Natürlich haben sich die Betreiber, die Uefa und die Standwirte das ganz anders vorgestellt. Sie träumten davon, alle zwei Tage das Areal wegen Überfüllung schließen zu müssen. Nur deshalb bezahlten die Wirte auch horrende Standgebühren bis zu 40 000 Euro und willigten selbst in bizarre Regelungen ein, wie jene, dass bereits um neun Uhr morgens sämtliche Gerichte servierfertig bereitet sein sollten. Es würde sich schon rechnen.

Tat es aber nicht, ganz im Gegenteil ist die Fanzone derzeit nur für wenige Fans auswärtiger Teams eine Anlaufstelle, was wenig verwundert angesichts des schäbigen Rummelplatz-Ambientes. Nur bei den österreichischen Spielen wurde bislang jene kritische Masse erreicht, die ein solch riesiges Areal wirklich beleben kann. Ansonsten verloren sich so wenige Besucher in der Zone, dass mittlerweile ein Viertel der Wirte vorzeitig die Segel strich. In den toten Winkeln der Fanzone hätte jeder weitere Tag das Minus nur erhöht. Fast ulkig, dass die Uefa dennoch unverdrossen mit FrontbegradigungsLyrik an der Legende vom Erfolg der Fanzonen festhält.
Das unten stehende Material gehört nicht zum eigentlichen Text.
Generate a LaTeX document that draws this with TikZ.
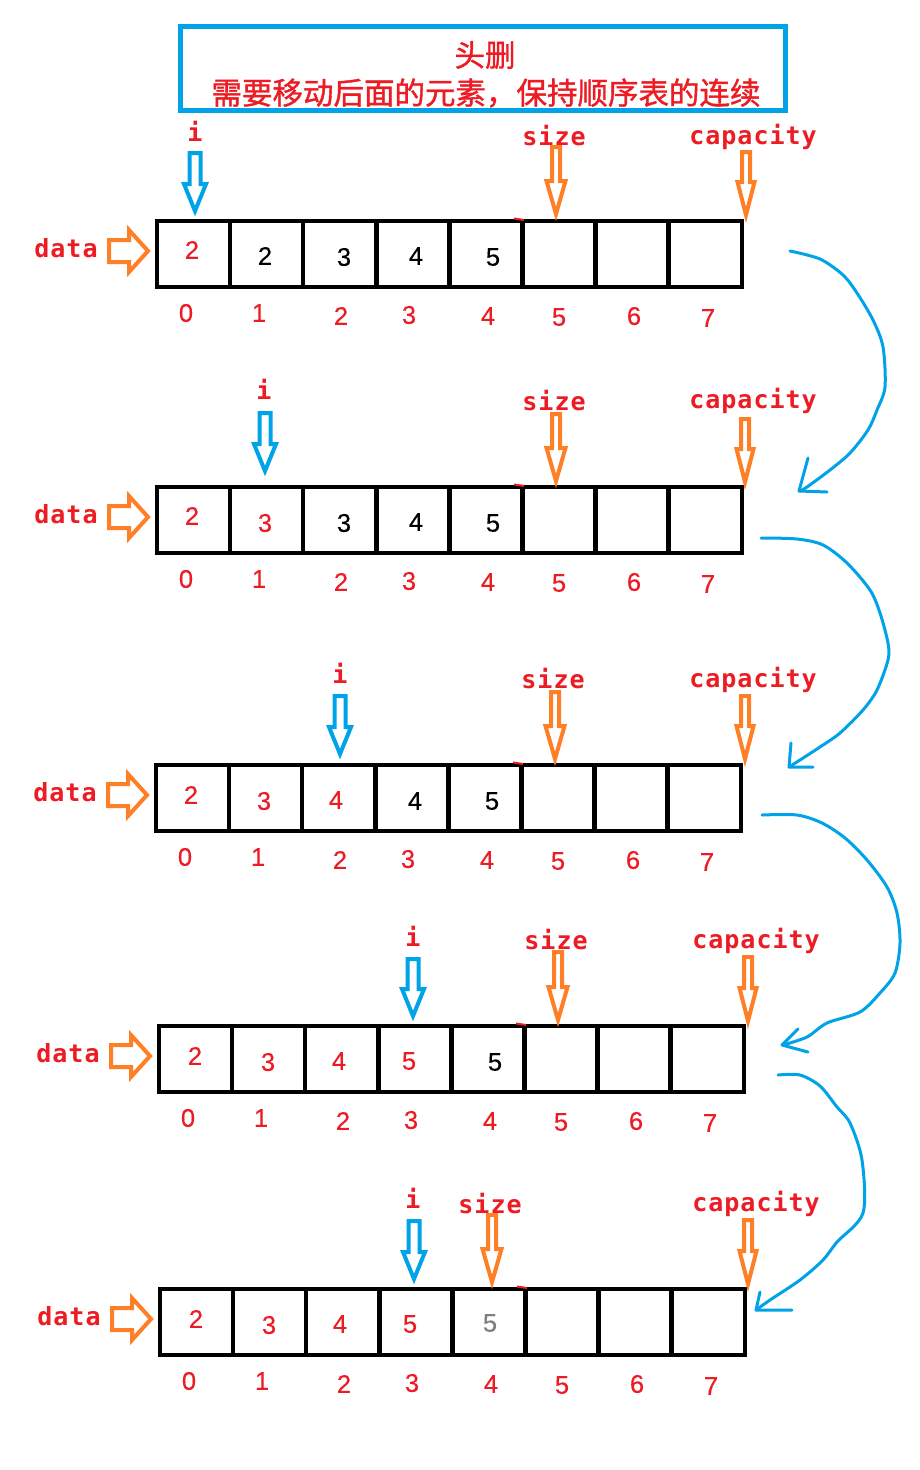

Andererseits, zu ändern ist kurzfristig eh nichts mehr. Aber interessant wäre es doch, einmal darüber zu sprechen, was Fanmeilen auch sein könnten. Nämlich ein Ort der Begegnung, der Fankultur, des Fußballs. Vor allem aber kein Ort, an dem es allein darum geht, möglichst viele Würstchen und viel Bier in die Besucher zu stopfen.

Fraglich, ob sich die Verantwortlichen zu dieser Einsicht durchdringen können. Tun sie es allerdings nicht, ist die Idee der Fanmeile schon nach zwei Turnieren wieder tot. Und das muss man auch erst einmal hinkriegen.